Stuti Mazumdar - December 2024
Why User Research Matters in UX
1. Defining Business Goals and UX Objectives
For example, let’s imagine that run an athleisure brand, launching a new website with a goal to boost customer engagement across the exploration and purchase journeys. You might focus on embedding personalized in every aspect of the product exploration journey of an average user on the website. And only through thorough user interviews can you achieve qualitative insights into the kind of personalization users want. Or, if the objective is to expand into a new market segment, user research would then focus on identifying the needs and preferences of these potential users.
Ready to start research that would define your objectives? Here are some questions that can help you begin:
- What problems do people most commonly face when using alternatives to the digital product?
- What specific user behaviors will indicate success?
- How does the product solve current user pain points stated above?
With objectives now in place, you can move on to conducting research.
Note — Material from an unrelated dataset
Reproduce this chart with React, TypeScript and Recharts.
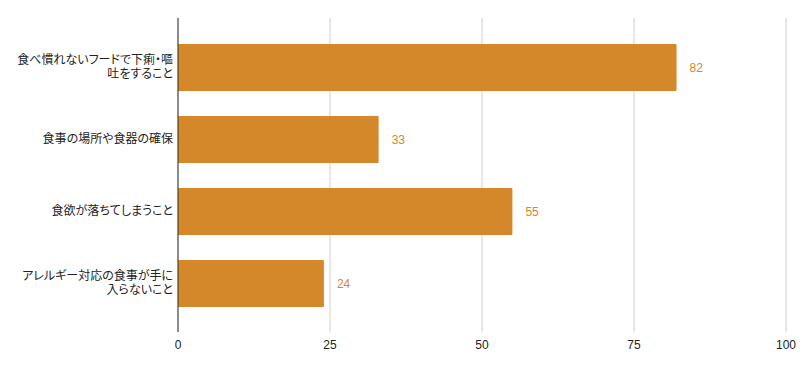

2. Conducting User Research to Gather Insights from Real Users
User research methods can vary based on your digital product and research strategy, but for new product development, combining qualitative and quantitative research yields a well-rounded view of user expectations from your target audience. Here are some popular research methods most commonly used by organizations:
- User Interviews: Interviewing real users offers deep insight into their pain points or frustrations, motivations, and needs as a user of a digital experience. Ensure that all your questions are open-ended, and not leading, to help you capture nuanced information.
- Surveys: These are great for gathering quantitative feedback from a large pool of users. It mostly helps uncover trends and broad-level information related to user satisfaction and preferences.
- Competitive Audits: Assessing competitors’ products and services provides insights into industry standards and commonly occurring gaps that your product can address.
- Usability Tests: Often occurring as a research practice post designing the experience, UX researchers observe users interacting with prototypes to identify issues they face on an interface. A thorough report is generated and used to optimize the design process based on real-world use.
Incorporating these research methods at various stages of development is essential. Not only do they validate initial ideas, but they also help ensure that design decisions enhance the user experience, reducing friction points that could drive users away from using your digital product.
3. Creating User Personas That Represent Your Target Audience
With raw data available from the research conducted, you can start creating user personas—realistic representations of the user cohorts that would use your digital product. These personas encapsulate the goals, behaviors, and pain points of all the various user segments interacting with the experience, making it easier to design with specific people in mind rather than a generic audience.
For instance, if the primary persona for the product is a time-pressed corporate professional looking for efficiency in a SaaS product, crafting the design strategy with this person in mind would be a whole lot easier than designing for “working professionals in the industry”. Designers would, thus, be able to prioritize designing a streamlined user interface with quick access to core features.